On Crossing the Finish Line

A few months ago, I committed to running 100 miles before the first day of winter because Angela Newport, a friend and role model, offered a public invitation and challenge. She created a Facebook community where folks could commiserate and motivate on their way to 100 miles. When I started the challenge, I wrote that "The real test will be in one, two, and three months, when the excuses start to sound compelling." 

Well, I passed the test. The excuses lost. Yesterday, I crossed the finish line.

Fittingly, it happened on a six miler up to The Dish and back.

I wasn’t the first in the group to cross it; some beat me by a few weeks. I wasn’t the last, either; others have re-calibrated their goals. There is no doubt that just about everyone ran more than they would have without the challenge -- and without being part of a community going through it together. It was inspiring to watch people participate and grind on, despite broken bones, pneumonia, and unforgiving weather.

I've been recording my progress in the "Notes" app on my phone; here’s the math the got me past the finish, in miles:

10 + 2 = 12 + 3 = 15 + 6 = 21 + 4 = 25 + 5 = 30 + 3 = 33 + 6 = 39 + 6 = 45 + 1 = 46 + 6 = 52 + 6 = 58 + 1 = 59 + 3 = 62 + 1 = 63 + 3 = 66 + 1 = 67 + 6 = 73 + 1 = 74 + 6 = 80 + 6 = 86 + 6 = 92 + 6 = 98 + 6 = 104

As I look back on the numbers and try to remember which digits correspond to which runs, I'm realizing that running is a great lens to look back on a period of time.

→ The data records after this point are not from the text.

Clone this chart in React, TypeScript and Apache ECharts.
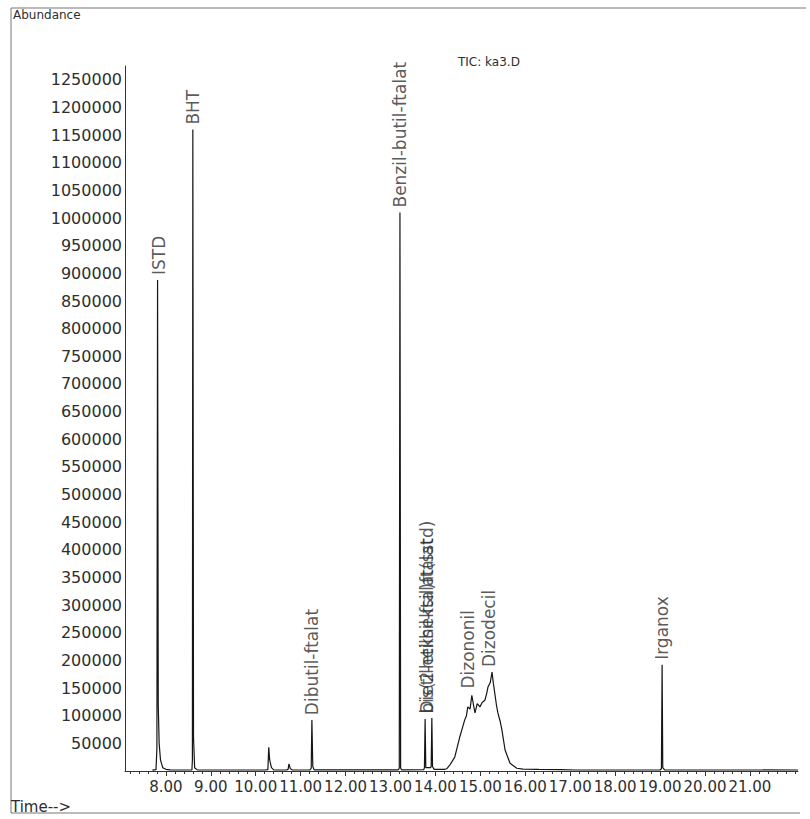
import React, { useEffect, useRef } from "react";
import * as echarts from "echarts";

// Chromatogram trace (retention time in minutes, abundance)
const traceTimes = [
  7.70, 7.78, 7.80, 7.815, 7.83, 7.85, 7.88, 7.93, 8.00, 8.10,
  8.50, 8.58, 8.59, 8.60, 8.615, 8.64, 8.70,
  10.20, 10.27, 10.29, 10.31, 10.35, 10.40,
  10.68, 10.72, 10.74, 10.77, 10.82,
  11.21, 11.235, 11.25, 11.27, 11.30,
  13.17, 13.195, 13.21, 13.225, 13.25,
  13.74, 13.755, 13.77, 13.785, 13.89, 13.905, 13.92, 13.935, 13.97,
  14.20, 14.25, 14.33, 14.43, 14.54, 14.60, 14.65, 14.69, 14.72, 14.77,
  14.81, 14.85, 14.88, 14.93, 14.99, 15.04, 15.10, 15.14, 15.17, 15.22,
  15.26, 15.29, 15.32, 15.36, 15.39, 15.44, 15.48, 15.55, 15.66, 15.81,
  15.95, 16.30, 16.80, 17.10,
  19.00, 19.03, 19.045, 19.06, 19.10, 22.07,
];
const traceValues = [
  1500, 2500, 40000, 888000, 120000, 50000, 20000, 6000, 3000, 2000,
  1800, 2200, 20000, 1160000, 60000, 6000, 2000,
  1800, 2500, 43000, 20000, 6000, 2000,
  1800, 3000, 13000, 4000, 1800,
  2000, 5000, 92000, 8000, 2000,
  2000, 5000, 1010000, 5000, 2000,
  2500, 6000, 94000, 6000, 6000, 8000, 96000, 8000, 3000,
  3000, 4000, 12000, 25000, 61000, 78000, 92000, 100000, 116000, 112000,
  137000, 118000, 105000, 122000, 116000, 124000, 128000, 140000, 152000, 160000,
  179000, 158000, 141000, 118000, 105000, 90000, 74000, 38000, 14000, 5000,
  3500, 3000, 2500, 1800,
  1800, 4000, 192000, 6000, 2000, 1800,
];

// Peak annotations
const peakNames = [
  "ISTD",
  "BHT",
  "Dibutil-ftalat",
  "Benzil-butil-ftalat",
  "bis(2-etilheksil)ftalat",
  "Dietilheksil-ftalat(sstd)",
  "Dizononil",
  "Dizodecil",
  "Irganox",
];
const peakTimes = [7.84, 8.6, 11.25, 13.2, 13.81, 13.81, 14.72, 15.2, 19.045];
const peakValues = [888000, 1160000, 92000, 1010000, 95000, 95000, 140000, 179000, 192000];

// Axis ticks
const xMajorTicks = [8, 9, 10, 11, 12, 13, 14, 15, 16, 17, 18, 19, 20, 21];
const xMin = 7.09;
const xMax = 22.07;
const yMax = 1275000;
const yStep = 50000;

export default function App() {
  const ref = useRef<HTMLDivElement>(null);

  useEffect(() => {
    if (!ref.current) return;
    const chart = echarts.init(ref.current, null, { renderer: "svg" });

    const minorTicks: number[] = [];
    for (let i = 36; i <= 110; i++) minorTicks.push(Math.round(i * 20) / 100);

    const trace = traceTimes.map((t, i) => [t, traceValues[i]]);
    const labels = peakTimes.map((t, i) => ({ value: [t, peakValues[i]], name: peakNames[i] }));

    const textColor = "#2e2e2e";
    const axisColor = "#333";

    chart.setOption({
      animation: false,
      backgroundColor: "#fff",
      grid: { left: 125, right: 12, top: 66, bottom: 48, containLabel: false },
      xAxis: [
        {
          type: "value",
          min: xMin,
          max: xMax,
          axisLine: { show: true, onZero: false, lineStyle: { color: axisColor, width: 1 } },
          axisTick: { show: true, customValues: minorTicks, length: 3, lineStyle: { color: axisColor } },
          axisLabel: {
            customValues: xMajorTicks,
            formatter: (v: number) => v.toFixed(2),
            fontFamily: "DejaVu Sans",
            fontSize: 15,
            color: textColor,
            margin: 8,
            showMinLabel: true,
            showMaxLabel: true,
            hideOverlap: false,
          },
          splitLine: { show: false },
        },
        {
          type: "value",
          min: xMin,
          max: xMax,
          position: "bottom",
          axisLine: { show: false },
          axisTick: { show: true, customValues: xMajorTicks, length: 5, lineStyle: { color: axisColor } },
          axisLabel: { show: false },
          splitLine: { show: false },
        },
      ],
      yAxis: {
        type: "value",
        min: 0,
        max: yMax,
        interval: yStep,
        axisLine: { show: true, lineStyle: { color: axisColor, width: 1 } },
        axisTick: { show: false },
        axisLabel: {
          formatter: (v: number) => (v === 0 || v % yStep !== 0 ? "" : String(v)),
          fontFamily: "DejaVu Sans",
          fontSize: 16,
          color: textColor,
          margin: 3,
        },
        splitLine: { show: false },
      },
      series: [
        {
          type: "line",
          data: trace,
          symbol: "none",
          lineStyle: { color: "#151515", width: 1.2 },
          silent: true,
        },
        {
          type: "scatter",
          data: labels,
          symbolSize: 0,
          silent: true,
          label: {
            show: true,
            position: "top",
            distance: 5,
            rotate: 90,
            align: "left",
            verticalAlign: "middle",
            formatter: (p: any) => p.name,
            fontFamily: "DejaVu Sans",
            fontSize: 17,
            color: textColor,
          },
        },
      ],
      graphic: [
        { type: "line", shape: { x1: 11, y1: 8, x2: 806, y2: 8 }, style: { stroke: "#777", lineWidth: 1 } },
        { type: "line", shape: { x1: 11, y1: 8, x2: 11, y2: 813 }, style: { stroke: "#777", lineWidth: 1 } },
        { type: "line", shape: { x1: 11, y1: 813, x2: 800, y2: 813 }, style: { stroke: "#777", lineWidth: 1 } },
        {
          type: "text",
          left: 13,
          top: 9,
          style: { text: "Abundance", fontFamily: "DejaVu Sans", fontSize: 12, fill: textColor },
        },
        {
          type: "text",
          left: 458,
          top: 56,
          style: { text: "TIC: ka3.D", fontFamily: "DejaVu Sans", fontSize: 12, fill: textColor },
        },
        {
          type: "text",
          left: 11,
          top: 799,
          style: { text: "Time-->", fontFamily: "DejaVu Sans", fontSize: 15, fill: textColor },
        },
      ],
    });

    return () => chart.dispose();
  }, []);

  return (
    <div
      ref={ref}
      style={{ position: "absolute", left: 0, top: 0, width: 810, height: 819, background: "#fff" }}
    />
  );
}
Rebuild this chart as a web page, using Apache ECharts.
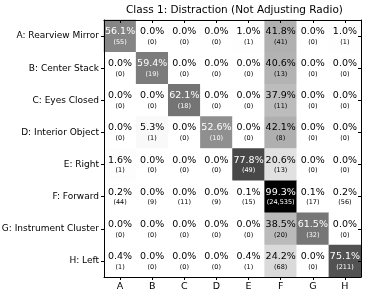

For me, this challenge corresponded with the first academic term of my graduate school experience, and my first three months living outside of Oregon.

I remember the first 10 miles, a winding route all across the Stanford campus -- those were the hardest and slowest 10 miles of all 100. Yes, definitely because I was worse shape then, and because I legitimately got lost in the dark, but also because it was more of a psychological battle than the runs that followed. Running wasn't habitual. I had to force myself to lace up and take off. It was the beginning of the term, and I was nervous and not sure what the next year would look like, but up for whatever it might bring. I was in a good place.

The last ten miles were stretched over two separate miles, with slightly-too-long break in between. On Thanksgiving morning, I set a personal record for a 10K, running it in 44:08, a 7:03 pace — a 30-second-per-mile improvement over my previous PR. For whatever reason, I didn't pay attention to my pace during the run; it wasn't until I crossed the finish line and glanced at my Runkeeper that I realized I smashed it. It's a great feeling looking down at your screen and seeing the cyber confetti float down -- particularly when you know the succeeding hours will include hummus, party mix, cheese pies, turkey, stuffing, mashed potatoes, gravy, dinner rolls, cranberry sauce, Brussels sprouts, broccoli, pumpkin pie, apple pie, and homemade ice cream (all true). 

Another thing that struck me during the Give'n'Gobble 10K was that preparation always trumps money. There was a guy on the course that I ran with for the first four miles or so, and this guy was decked out in the latest and greatest everything. He had new shoes, wireless ear buds, an arm band to hold his phone, a CamelBak water bottle -- the works. When I see people like that I'm always a little intimidated at first. The extent of my "gear" is a pair of running shoes I bought a year and a half ago at the Woodburn Outlet when they were on sale and a pair of $14.99 headphones from Target that cut out only sometimes. But the fifth and sixth mile proved that equipment, technology, money -- it will only take you so far. I sped up, he slowed down, and I haven't seen him since. It made me grateful for all those trips up to the Dish over the last year.

In high school, we were supposed to be able to run three miles in 21 minutes in order to make the varsity soccer team — I always got close enough that I made the cute, but I never actually beat the time. On Thanksgiving, I ran double the distance at a better pace than I did in half the distance in high school. It makes me feel happy -- and it also motivates me to finally break the 7 minute per mile pace that's eluded me for a decade.